Is there any proof at all that Saddam is, indeed, endeavoring to become a nuclear power?  In addition to testimonies of UNSCOM weapons inspectors to the effect that he is, his own public record implies the same.  Thus, for example, starting in February 2001, Saddam has been meeting regularly with his nuclear scientists under Dr. Fadil Muslim al-Janabi and, in front of the national TV, they promised him “that they would be a tremendous force in terms of giving and inventing in the service of Iraq and its people…when this is being necessitated by the noble confrontation and battle against the Zionists and the Americans”.  (Babil, July 8, 2001, internet version: www.iraq2000.com/babil/page1.htm).  In another meeting, a few months later, his nuclear scientists, among other participants, promised Saddam: “ to provide a broad base of defense and combat capabilities and resources in a manner that would foster the steadfastness of the Iraqi army and people” (Baghdad Republic of Iraq TV in Arabic February 2, 2002, in FBIS NES, February 2, 2002). In my view this is tantamount to an admission that the Iraqi Atomic Energy Organization is working on military programs, and there were many similar meetings and public commitments.
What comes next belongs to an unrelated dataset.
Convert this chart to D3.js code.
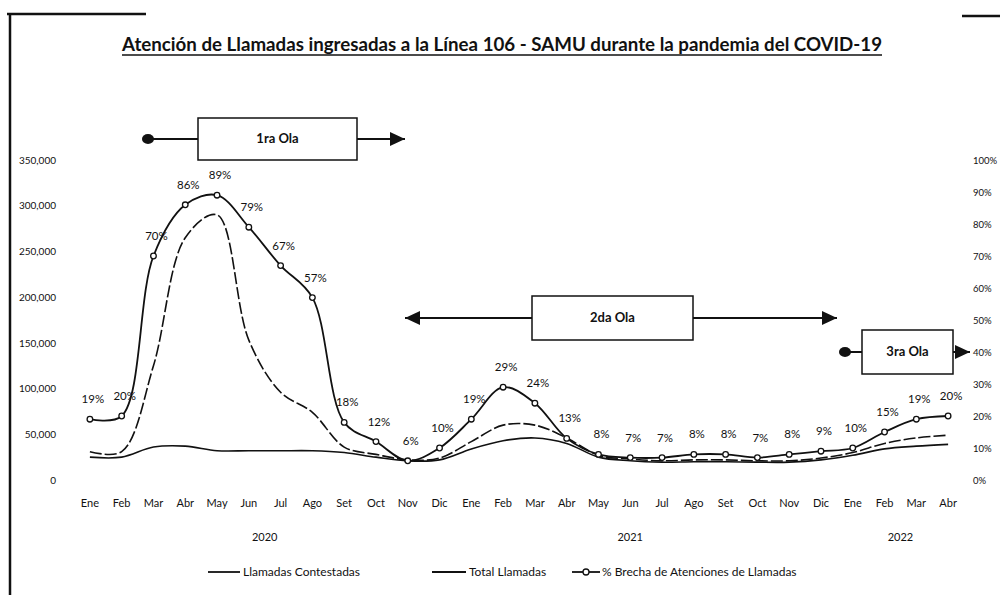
<!DOCTYPE html>
<html>
<head>
<meta charset="utf-8">
<script src="https://cdn.jsdelivr.net/npm/d3@7"></script>
<style>
  body { margin: 0; background: #fff; }
  text { font-family: Lato, "Open Sans", sans-serif; fill: #111; }
</style>
</head>
<body>
<div id="chart"></div>
<script>

// months Ene 2020 .. Abr 2022
var months = ["Ene","Feb","Mar","Abr","May","Jun","Jul","Ago","Set","Oct","Nov","Dic",
              "Ene","Feb","Mar","Abr","May","Jun","Jul","Ago","Set","Oct","Nov","Dic",
              "Ene","Feb","Mar","Abr"];
var years = ["2020", "2021", "2022"];
var yearFirst = [0, 12, 24];
var yearLast = [11, 22, 27];

var totalCalls = [31000, 31000, 125000, 265000, 290000, 153000, 96000, 74000, 36000, 28000, 22000, 24000,
                  42000, 60000, 60000, 46000, 27000, 23000, 21000, 22000, 22000, 21000, 21000, 24000,
                  30000, 40000, 46000, 49000];
var answeredCalls = [25000, 25000, 36000, 37000, 32000, 32000, 32000, 32000, 30000, 25000, 21000, 22000,
                     34000, 43000, 46000, 40000, 25000, 21000, 19500, 20000, 20000, 19500, 19500, 22000,
                     27000, 34000, 37000, 39000];
var gapPct = [19, 20, 70, 86, 89, 79, 67, 57, 18, 12, 6, 10,
              19, 29, 24, 13, 8, 7, 7, 8, 8, 7, 8, 9,
              10, 15, 19, 20];

var leftTicks = [0, 50000, 100000, 150000, 200000, 250000, 300000, 350000];
var rightTicks = [0, 10, 20, 30, 40, 50, 60, 70, 80, 90, 100];

var width = 1000, height = 596;

var svg = d3.select("#chart").append("svg")
    .attr("width", width)
    .attr("height", height);

var x = d3.scaleBand().domain(d3.range(months.length)).range([74, 964]);
var yCalls = d3.scaleLinear().domain([0, 350000]).range([480, 160]);
var yPct = d3.scaleLinear().domain([0, 100]).range([480, 160]);

function cx(i) { return x(i) + x.bandwidth() / 2; }

// scanned page frame
svg.append("path")
    .attr("d", "M7,14 L146,14 M10,14 L10,595")
    .attr("stroke", "#111").attr("stroke-width", 2.5).attr("fill", "none");
svg.append("line")
    .attr("x1", 962).attr("x2", 1000).attr("y1", 16).attr("y2", 16)
    .attr("stroke", "#111").attr("stroke-width", 2.5);

// title
svg.append("text")
    .attr("x", 122).attr("y", 51)
    .attr("textLength", 760).attr("lengthAdjust", "spacingAndGlyphs")
    .style("font-size", "18px").style("font-weight", "bold")
    .text("Atención de Llamadas ingresadas a la Línea 106 - SAMU durante la pandemia del COVID-19");
svg.append("line")
    .attr("x1", 122).attr("x2", 882).attr("y1", 55).attr("y2", 55)
    .attr("stroke", "#111").attr("stroke-width", 1.3);

// axes
var leftAxis = d3.axisLeft(yCalls)
    .tickValues(leftTicks)
    .tickSize(0).tickPadding(6)
    .tickFormat(function(d) { return d == 0 ? "0" : d3.format(",")(d); });
svg.append("g").attr("transform", "translate(62,0)").call(leftAxis)
    .call(function(g) { g.select(".domain").remove(); })
    .selectAll("text").style("font-size", "10px").style("font-family", "Lato, sans-serif");

var rightAxis = d3.axisRight(yPct)
    .tickValues(rightTicks)
    .tickSize(0).tickPadding(3)
    .tickFormat(function(d) { return d + "%"; });
svg.append("g").attr("transform", "translate(970,0)").call(rightAxis)
    .call(function(g) { g.select(".domain").remove(); })
    .selectAll("text").style("font-size", "9.5px").style("font-family", "Lato, sans-serif");

var bottomAxis = d3.axisBottom(x)
    .tickSize(0).tickPadding(3)
    .tickFormat(function(i) { return months[i]; });
svg.append("g").attr("transform", "translate(0,496)").call(bottomAxis)
    .call(function(g) { g.select(".domain").remove(); })
    .selectAll("text").style("font-size", "11px").style("font-family", "Lato, sans-serif");

svg.selectAll(".yearLabel")
    .data(years)
    .enter().append("text").attr("class", "yearLabel")
    .attr("x", function(d, k) { return (cx(yearFirst[k]) + cx(yearLast[k])) / 2; })
    .attr("y", 541)
    .attr("text-anchor", "middle")
    .style("font-size", "11px")
    .text(function(d) { return d; });

// lines (smoothed like the excel original)
var curve = d3.curveCatmullRom.alpha(0.5);

var callsLine = d3.line()
    .x(function(d, i) { return cx(i); })
    .y(function(d) { return yCalls(d); })
    .curve(curve);

var pctLine = d3.line()
    .x(function(d, i) { return cx(i); })
    .y(function(d) { return yPct(d); })
    .curve(curve);

svg.append("path")
    .datum(answeredCalls)
    .attr("d", callsLine)
    .attr("fill", "none").attr("stroke", "#111").attr("stroke-width", 1.6);

svg.append("path")
    .datum(totalCalls)
    .attr("d", callsLine)
    .attr("fill", "none").attr("stroke", "#111").attr("stroke-width", 1.6)
    .attr("stroke-dasharray", "12,3");

svg.append("path")
    .datum(gapPct)
    .attr("d", pctLine)
    .attr("fill", "none").attr("stroke", "#111").attr("stroke-width", 1.8);

svg.selectAll(".pctDot")
    .data(gapPct)
    .enter().append("circle").attr("class", "pctDot")
    .attr("cx", function(d, i) { return cx(i); })
    .attr("cy", function(d) { return yPct(d); })
    .attr("r", 2.8)
    .attr("fill", "#fff").attr("stroke", "#111").attr("stroke-width", 1.3);

svg.selectAll(".pctLabel")
    .data(gapPct)
    .enter().append("text").attr("class", "pctLabel")
    .attr("x", function(d, i) { return cx(i) + 3; })
    .attr("y", function(d) { return yPct(d) - 16; })
    .attr("text-anchor", "middle")
    .style("font-size", "11.5px")
    .text(function(d) { return d + "%"; });

// wave annotations
function arrowHead(xTip, y, dir) {
    svg.append("path")
        .attr("d", "M" + xTip + "," + y + " L" + (xTip - dir * 15) + "," + (y - 7) +
                   " L" + (xTip - dir * 15) + "," + (y + 7) + " Z")
        .attr("fill", "#111");
}

function wave(label, xStart, xEnd, bx0, bx1, yc, bh, startDot) {
    svg.append("line")
        .attr("x1", xStart).attr("x2", xEnd).attr("y1", yc).attr("y2", yc)
        .attr("stroke", "#111").attr("stroke-width", 2);
    if (startDot) {
        svg.append("ellipse").attr("cx", xStart).attr("cy", yc).attr("rx", 6).attr("ry", 5).attr("fill", "#111");
    } else {
        arrowHead(xStart, yc, -1);
    }
    arrowHead(xEnd, yc, 1);
    svg.append("rect")
        .attr("x", bx0).attr("y", yc - bh / 2).attr("width", bx1 - bx0).attr("height", bh)
        .attr("fill", "#fff").attr("stroke", "#111").attr("stroke-width", 1.5);
    svg.append("text")
        .attr("x", (bx0 + bx1) / 2).attr("y", yc + 4)
        .attr("text-anchor", "middle")
        .style("font-size", "13px").style("font-weight", "bold")
        .text(label);
}

wave("1ra Ola", 148, 405, 198, 357, 139, 42, true);
wave("2da Ola", 405, 837, 532, 693, 318, 44, false);
wave("3ra Ola", 845, 970, 862, 953, 352, 44, true);

// legend
var legendY = 572;
var lg = svg.append("g");
lg.append("line").attr("x1", 208).attr("x2", 240).attr("y1", legendY).attr("y2", legendY)
    .attr("stroke", "#111").attr("stroke-width", 1.8);
lg.append("text").attr("x", 243).attr("y", legendY + 4).style("font-size", "12px").text("Llamadas Contestadas");
lg.append("line").attr("x1", 432).attr("x2", 466).attr("y1", legendY).attr("y2", legendY)
    .attr("stroke", "#111").attr("stroke-width", 1.8);
lg.append("text").attr("x", 469).attr("y", legendY + 4).style("font-size", "12px").text("Total Llamadas");
lg.append("line").attr("x1", 572).attr("x2", 600).attr("y1", legendY).attr("y2", legendY)
    .attr("stroke", "#111").attr("stroke-width", 1.8);
lg.append("circle").attr("cx", 586).attr("cy", legendY).attr("r", 3)
    .attr("fill", "#fff").attr("stroke", "#111").attr("stroke-width", 1.3);
lg.append("text").attr("x", 602).attr("y", legendY + 4).style("font-size", "12px").text("% Brecha de Atenciones de Llamadas");

</script>
</body>
</html>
When Saddam is a nuclear power it will be very difficult and probably impossible to prevent him from becoming the master of the Persian Gulf. This will be the first step towards fulfilling what he believes to be his manifest destiny, namely: becoming the leader of all the Arabs.  To become such a leader judging, again, by his track record, he will need to confront Israel, thus presenting himself as the protector of the Arabs against the Zionist menace.  He has done it once in April-May 1990, just before the invasion of Kuwait, when he promised Yasser Arafat in a meeting in Baghdad that soon he would “liberate Jerusalem” for him, using “only my missiles and airplanes”.  It is anybody’s guess what Saddam meant by that, but I believe that it will be a legitimate interpretation to say that he promised Arafat to use his missiles and non-conventional warheads as a means of non-conventional extortion.  At the time he preferred to invade Kuwait rather than engage in a non-conventional threat campaign against Israel, but once he becomes a nuclear power, there is every reason to believe that he will immediately try to translate his new status into Arab admiration for him and he is very likely to do it again, this time with a nuclear arsenal.  He will thus be very likely to rattle his nuclear saber in the direction of Israel, and this will introduce the Middle East into a state of permanent nuclear crisis.  Both scenarios: Iraqi control of the world’s largest oil producing zone and an atmosphere of unending nuclear crisis will be presenting the US with difficult choices, much more difficult than the one the US is facing today: to strike or not to strike.